Data extracted from a collection
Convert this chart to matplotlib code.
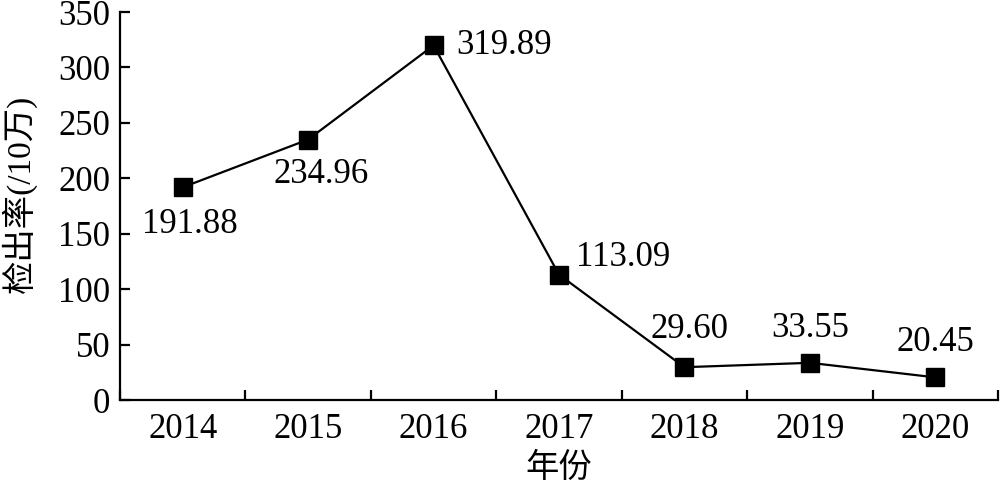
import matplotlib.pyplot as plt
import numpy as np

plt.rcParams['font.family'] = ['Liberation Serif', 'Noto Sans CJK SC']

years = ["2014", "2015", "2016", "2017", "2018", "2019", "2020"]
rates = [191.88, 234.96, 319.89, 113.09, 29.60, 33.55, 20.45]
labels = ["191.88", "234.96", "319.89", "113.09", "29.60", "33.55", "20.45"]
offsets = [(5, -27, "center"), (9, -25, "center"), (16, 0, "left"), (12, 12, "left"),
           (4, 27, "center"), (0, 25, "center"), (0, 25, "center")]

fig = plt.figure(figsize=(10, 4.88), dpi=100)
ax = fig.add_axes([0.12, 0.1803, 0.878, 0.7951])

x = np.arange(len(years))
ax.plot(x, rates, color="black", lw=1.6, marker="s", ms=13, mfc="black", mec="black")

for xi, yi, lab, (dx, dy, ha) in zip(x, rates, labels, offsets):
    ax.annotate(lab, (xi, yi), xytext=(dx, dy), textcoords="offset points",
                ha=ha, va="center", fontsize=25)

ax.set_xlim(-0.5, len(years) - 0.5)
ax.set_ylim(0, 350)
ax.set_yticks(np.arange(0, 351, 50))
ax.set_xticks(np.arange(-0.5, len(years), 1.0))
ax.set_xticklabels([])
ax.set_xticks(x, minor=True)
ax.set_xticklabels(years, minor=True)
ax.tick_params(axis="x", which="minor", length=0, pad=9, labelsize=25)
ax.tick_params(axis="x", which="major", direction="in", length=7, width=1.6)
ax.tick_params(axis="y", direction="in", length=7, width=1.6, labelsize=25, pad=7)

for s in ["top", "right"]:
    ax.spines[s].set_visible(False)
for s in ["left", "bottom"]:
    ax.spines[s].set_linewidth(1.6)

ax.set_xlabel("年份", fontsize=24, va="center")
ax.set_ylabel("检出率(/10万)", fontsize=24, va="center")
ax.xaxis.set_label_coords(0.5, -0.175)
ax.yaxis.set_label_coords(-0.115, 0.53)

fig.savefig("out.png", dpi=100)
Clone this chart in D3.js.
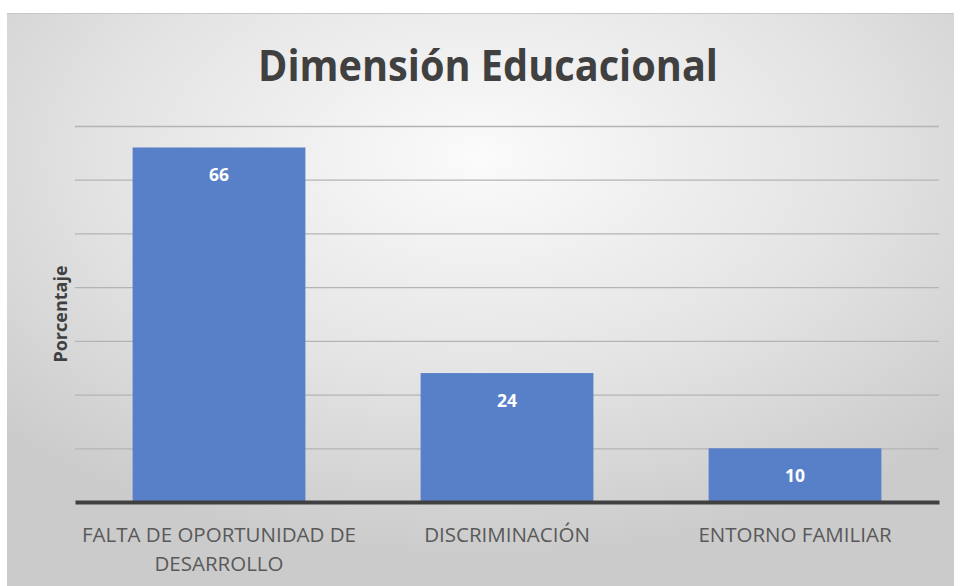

Exercise: Will you restate every entry word for word and omit the images?

Result:
Convert this chart to matplotlib code.
import matplotlib.pyplot as plt
import numpy as np

plt.rcParams['font.family'] = ['Liberation Serif', 'Noto Sans CJK SC']

years = ["2014", "2015", "2016", "2017", "2018", "2019", "2020"]
rates = [191.88, 234.96, 319.89, 113.09, 29.60, 33.55, 20.45]
labels = ["191.88", "234.96", "319.89", "113.09", "29.60", "33.55", "20.45"]
offsets = [(5, -27, "center"), (9, -25, "center"), (16, 0, "left"), (12, 12, "left"),
           (4, 27, "center"), (0, 25, "center"), (0, 25, "center")]

fig = plt.figure(figsize=(10, 4.88), dpi=100)
ax = fig.add_axes([0.12, 0.1803, 0.878, 0.7951])

x = np.arange(len(years))
ax.plot(x, rates, color="black", lw=1.6, marker="s", ms=13, mfc="black", mec="black")

for xi, yi, lab, (dx, dy, ha) in zip(x, rates, labels, offsets):
    ax.annotate(lab, (xi, yi), xytext=(dx, dy), textcoords="offset points",
                ha=ha, va="center", fontsize=25)

ax.set_xlim(-0.5, len(years) - 0.5)
ax.set_ylim(0, 350)
ax.set_yticks(np.arange(0, 351, 50))
ax.set_xticks(np.arange(-0.5, len(years), 1.0))
ax.set_xticklabels([])
ax.set_xticks(x, minor=True)
ax.set_xticklabels(years, minor=True)
ax.tick_params(axis="x", which="minor", length=0, pad=9, labelsize=25)
ax.tick_params(axis="x", which="major", direction="in", length=7, width=1.6)
ax.tick_params(axis="y", direction="in", length=7, width=1.6, labelsize=25, pad=7)

for s in ["top", "right"]:
    ax.spines[s].set_visible(False)
for s in ["left", "bottom"]:
    ax.spines[s].set_linewidth(1.6)

ax.set_xlabel("年份", fontsize=24, va="center")
ax.set_ylabel("检出率(/10万)", fontsize=24, va="center")
ax.xaxis.set_label_coords(0.5, -0.175)
ax.yaxis.set_label_coords(-0.115, 0.53)

fig.savefig("out.png", dpi=100)
Clone this chart in D3.js.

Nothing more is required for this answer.